Didn't really think you meant that, was the only thing I could think of. OK, I don't get it, how did the Arrow just disappear? I saw it on every device I tried...just curious, don't doubt you.

Rich


----------



## Rich (Feb 22, 2007)

billsharpe said:


> Just re-enabled AdBlock and the up arrow works. I may even start using it...


Gotta admit I'm surprised that folks don't use it. AdBlock I gotta have, I never turn it off.

Rich


----------



## Rich (Feb 22, 2007)

So...what happened? Why did the Arrow stop working and why did it start working? Will we ever know???

Rich


----------



## billsharpe (Jan 25, 2007)

Nope, never noticed the arrow until it was mentioned in this thread. As to why it stopped working and then started again I don't really care.


----------



## dmspen (Dec 1, 2006)

I can't log in with Chrome! DBS says it doesn't recognize my email. Yet, I'm logged in via Firefox. Something is amiss.


----------



## MysteryMan (May 17, 2010)

Normally I use Edge but I also have Google Chrome. Just tried logging into DBSTalk using Google Chrome, experienced no issues.


----------



## Rich (Feb 22, 2007)

dmspen said:


> I can't log in with Chrome! DBS says it doesn't recognize my email. Yet, I'm logged in via Firefox.
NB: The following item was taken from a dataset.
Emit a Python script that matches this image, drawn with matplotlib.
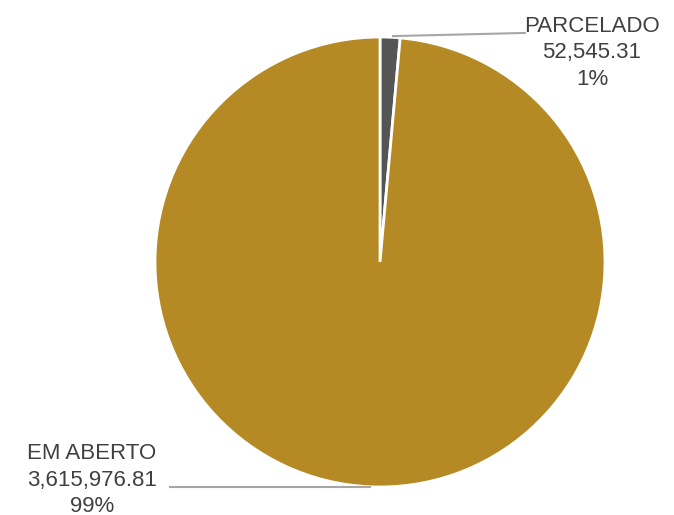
import numpy as np
import matplotlib
matplotlib.use("Agg")
import matplotlib.pyplot as plt

plt.rcParams['font.family'] = ['Liberation Sans', 'DejaVu Sans']

categories = ['PARCELADO', 'EM ABERTO']
values = [52545.31, 3615976.81]
colors = ['#555555', '#B58A24']

fig = plt.figure(figsize=(6.74, 5.15), dpi=100)
ax = fig.add_axes([155 / 674, 28 / 515, 450 / 674, 450 / 515])

ax.pie(values, colors=colors, startangle=90, counterclock=False,
       wedgeprops=dict(edgecolor='white', linewidth=2))
ax.set_xlim(-1, 1)
ax.set_ylim(-1, 1)
ax.set_aspect('equal')

total = sum(values)
labels = [f"{c}\n{v:,.2f}\n{round(v / total * 100)}%" for c, v in zip(categories, values)]

# label positions and leader lines (data units, radius = 1)
text_pos = [(0.942, 0.93), (-1.28, -0.97)]
line_pts = [((0.058, 1.004), (0.644, 1.018)), ((-0.044, -1.0), (-0.933, -1.0))]

for lab, (tx, ty), (p0, p1) in zip(labels, text_pos, line_pts):
    ax.plot([p0[0], p1[0]], [p0[1], p1[1]], color='#A6A6A6', lw=1.5, clip_on=False)
    ax.text(tx, ty, lab, ha='center', va='center', fontsize=16,
            color='#404040', linespacing=1.35, clip_on=False)

fig.savefig('out.png', dpi=100)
Something is amiss.


My Chrome is OK.

Rich


----------



## dmspen (Dec 1, 2006)

Oh dang! Operator error. My chrome updated recently (at work), cleared my cookies, etc. I had changed my email a while ago...

I'm back in...(and boy do I feel dumb!)


----------



## Rich (Feb 22, 2007)

dmspen said:


> Oh dang! Operator error. My chrome updated recently (at work), cleared my cookies, etc. I had changed my email a while ago...
> 
> I'm back in...(*and boy do I feel dumb!*)


Welcome to my world.

Rich


----------